Aim: Determine the count of lines holding the string "matplotlib". Return only the number.

Provided entries:
=======

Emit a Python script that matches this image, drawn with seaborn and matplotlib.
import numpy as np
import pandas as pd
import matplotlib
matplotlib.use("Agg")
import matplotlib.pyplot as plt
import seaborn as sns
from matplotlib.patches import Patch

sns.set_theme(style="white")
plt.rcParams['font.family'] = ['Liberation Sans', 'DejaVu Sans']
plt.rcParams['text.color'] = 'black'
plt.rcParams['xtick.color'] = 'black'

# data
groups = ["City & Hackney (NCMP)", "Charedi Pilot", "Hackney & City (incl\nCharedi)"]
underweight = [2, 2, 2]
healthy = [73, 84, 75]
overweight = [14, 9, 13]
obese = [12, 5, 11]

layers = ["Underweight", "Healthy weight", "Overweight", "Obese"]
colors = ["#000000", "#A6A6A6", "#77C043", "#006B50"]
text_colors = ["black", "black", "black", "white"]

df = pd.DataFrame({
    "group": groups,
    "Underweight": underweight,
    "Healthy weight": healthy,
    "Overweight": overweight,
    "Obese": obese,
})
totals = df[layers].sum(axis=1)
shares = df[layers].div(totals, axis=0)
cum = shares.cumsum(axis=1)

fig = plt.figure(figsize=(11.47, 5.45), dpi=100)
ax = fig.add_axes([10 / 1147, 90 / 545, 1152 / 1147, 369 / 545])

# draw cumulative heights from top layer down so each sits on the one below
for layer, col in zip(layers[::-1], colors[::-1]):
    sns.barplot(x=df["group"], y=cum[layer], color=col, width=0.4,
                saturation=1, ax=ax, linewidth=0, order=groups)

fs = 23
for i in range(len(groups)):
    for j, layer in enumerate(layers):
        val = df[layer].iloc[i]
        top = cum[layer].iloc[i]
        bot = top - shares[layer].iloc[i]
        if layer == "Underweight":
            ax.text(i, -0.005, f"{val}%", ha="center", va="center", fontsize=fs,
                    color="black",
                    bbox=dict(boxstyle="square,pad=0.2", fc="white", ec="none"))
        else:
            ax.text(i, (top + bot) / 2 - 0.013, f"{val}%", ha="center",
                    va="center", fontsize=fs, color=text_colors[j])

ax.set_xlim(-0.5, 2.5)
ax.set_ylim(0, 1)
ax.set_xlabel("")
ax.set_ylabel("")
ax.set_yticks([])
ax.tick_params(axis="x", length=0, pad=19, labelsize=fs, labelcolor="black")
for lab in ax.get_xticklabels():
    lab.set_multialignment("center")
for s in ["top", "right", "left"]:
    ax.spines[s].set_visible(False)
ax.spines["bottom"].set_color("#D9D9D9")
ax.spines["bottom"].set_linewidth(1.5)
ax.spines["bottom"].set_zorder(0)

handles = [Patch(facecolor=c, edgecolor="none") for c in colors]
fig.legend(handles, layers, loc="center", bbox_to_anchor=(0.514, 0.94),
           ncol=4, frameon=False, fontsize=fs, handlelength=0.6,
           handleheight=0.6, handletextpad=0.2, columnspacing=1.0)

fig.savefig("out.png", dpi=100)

=======

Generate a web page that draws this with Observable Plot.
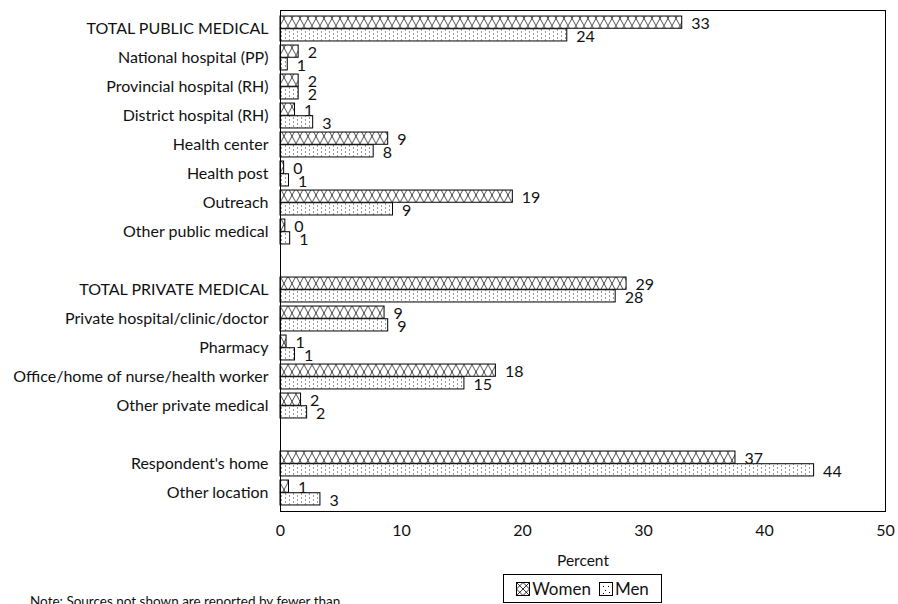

=======

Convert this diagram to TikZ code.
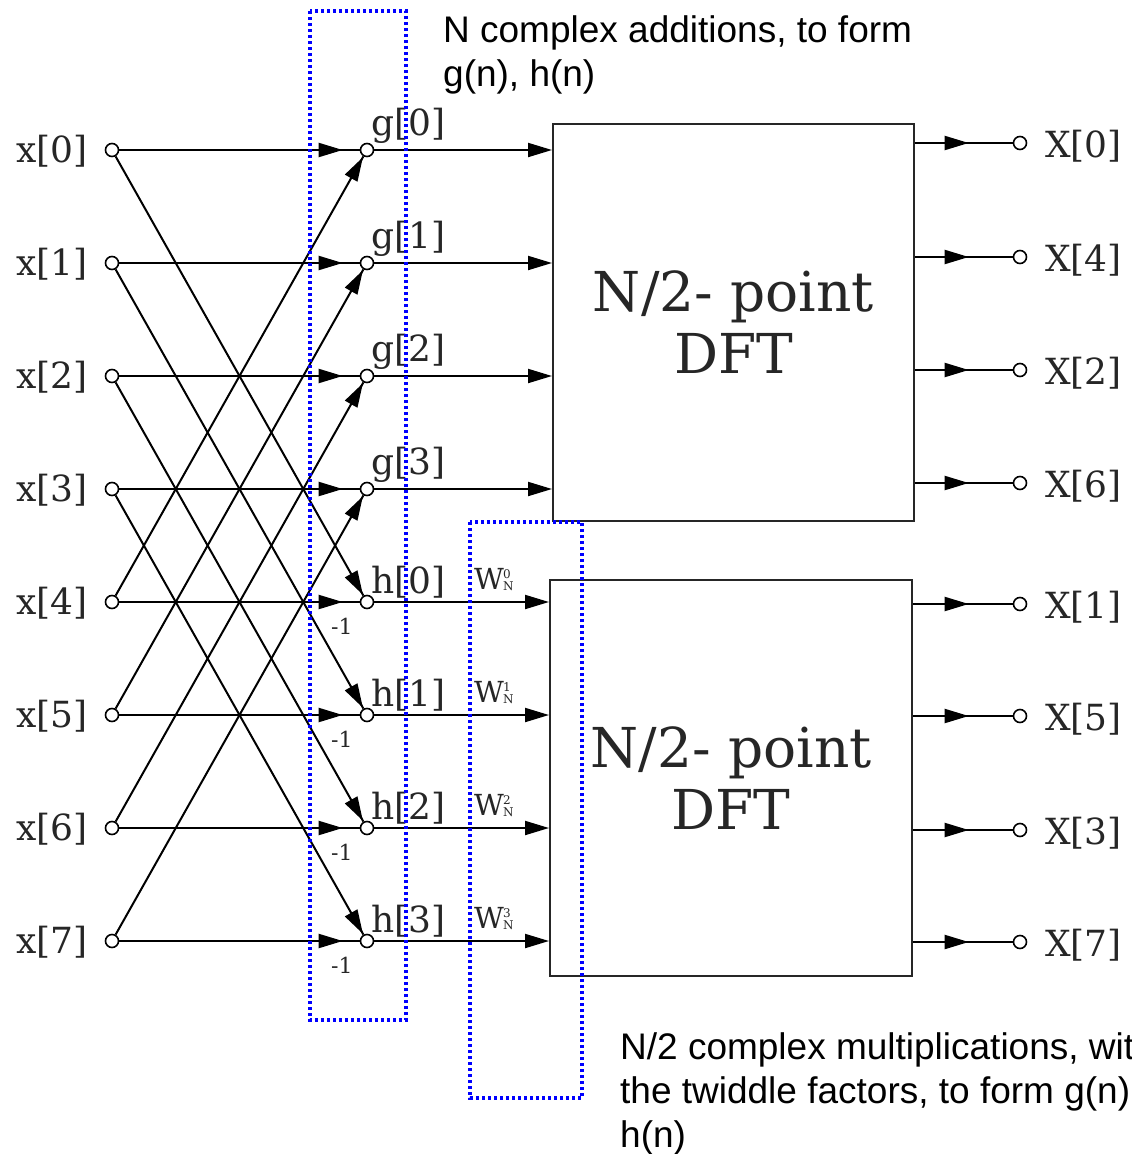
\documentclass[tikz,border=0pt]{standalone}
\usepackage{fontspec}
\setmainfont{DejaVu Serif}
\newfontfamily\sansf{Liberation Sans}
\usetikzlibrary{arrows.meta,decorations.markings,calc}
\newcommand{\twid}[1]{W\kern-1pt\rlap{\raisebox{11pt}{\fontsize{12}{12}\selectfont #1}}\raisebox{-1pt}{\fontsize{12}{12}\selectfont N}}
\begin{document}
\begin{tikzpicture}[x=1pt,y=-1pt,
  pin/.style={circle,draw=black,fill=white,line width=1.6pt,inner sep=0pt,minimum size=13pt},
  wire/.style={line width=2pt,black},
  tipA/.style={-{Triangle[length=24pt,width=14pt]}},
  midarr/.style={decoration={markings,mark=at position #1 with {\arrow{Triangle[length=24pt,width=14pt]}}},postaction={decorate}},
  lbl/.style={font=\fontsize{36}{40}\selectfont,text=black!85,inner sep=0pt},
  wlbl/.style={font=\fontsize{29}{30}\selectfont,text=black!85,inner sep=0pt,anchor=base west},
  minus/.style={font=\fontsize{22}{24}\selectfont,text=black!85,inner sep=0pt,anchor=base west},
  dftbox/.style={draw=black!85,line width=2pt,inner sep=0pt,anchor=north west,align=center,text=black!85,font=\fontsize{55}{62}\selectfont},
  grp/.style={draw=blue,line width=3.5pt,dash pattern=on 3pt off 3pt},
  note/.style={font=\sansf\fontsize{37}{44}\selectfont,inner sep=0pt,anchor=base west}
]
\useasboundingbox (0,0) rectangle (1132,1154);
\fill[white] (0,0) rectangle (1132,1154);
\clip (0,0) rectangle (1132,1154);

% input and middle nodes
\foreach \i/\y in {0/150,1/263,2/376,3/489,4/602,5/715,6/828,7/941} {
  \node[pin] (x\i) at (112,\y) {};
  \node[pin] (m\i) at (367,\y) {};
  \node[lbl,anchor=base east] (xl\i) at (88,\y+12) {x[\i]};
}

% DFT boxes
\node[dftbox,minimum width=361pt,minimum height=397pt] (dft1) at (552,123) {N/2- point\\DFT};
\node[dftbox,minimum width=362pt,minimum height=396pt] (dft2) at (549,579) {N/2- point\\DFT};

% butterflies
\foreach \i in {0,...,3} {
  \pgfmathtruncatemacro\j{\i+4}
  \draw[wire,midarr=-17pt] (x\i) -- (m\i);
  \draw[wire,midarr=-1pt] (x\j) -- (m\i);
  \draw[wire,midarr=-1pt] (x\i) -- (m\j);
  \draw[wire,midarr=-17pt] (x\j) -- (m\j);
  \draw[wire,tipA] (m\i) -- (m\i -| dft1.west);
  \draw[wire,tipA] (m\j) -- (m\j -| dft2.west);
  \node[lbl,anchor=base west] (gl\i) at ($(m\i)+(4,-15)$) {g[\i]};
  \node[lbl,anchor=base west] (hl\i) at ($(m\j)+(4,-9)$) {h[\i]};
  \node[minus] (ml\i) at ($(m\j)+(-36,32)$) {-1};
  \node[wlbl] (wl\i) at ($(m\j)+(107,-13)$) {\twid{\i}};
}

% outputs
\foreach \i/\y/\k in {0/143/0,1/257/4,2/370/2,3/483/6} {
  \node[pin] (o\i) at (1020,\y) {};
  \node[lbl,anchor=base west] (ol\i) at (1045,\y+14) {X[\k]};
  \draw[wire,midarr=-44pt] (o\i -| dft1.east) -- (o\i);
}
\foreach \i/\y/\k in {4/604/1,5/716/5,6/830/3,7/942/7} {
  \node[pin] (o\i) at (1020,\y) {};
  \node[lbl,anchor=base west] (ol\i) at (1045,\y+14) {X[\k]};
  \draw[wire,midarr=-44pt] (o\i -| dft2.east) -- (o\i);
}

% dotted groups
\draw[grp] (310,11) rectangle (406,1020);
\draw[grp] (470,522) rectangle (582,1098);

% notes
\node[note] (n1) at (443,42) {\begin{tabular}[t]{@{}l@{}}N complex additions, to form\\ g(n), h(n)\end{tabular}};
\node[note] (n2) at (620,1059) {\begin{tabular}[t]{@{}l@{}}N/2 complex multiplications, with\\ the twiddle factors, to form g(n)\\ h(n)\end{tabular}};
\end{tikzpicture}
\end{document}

=======

Response below: 5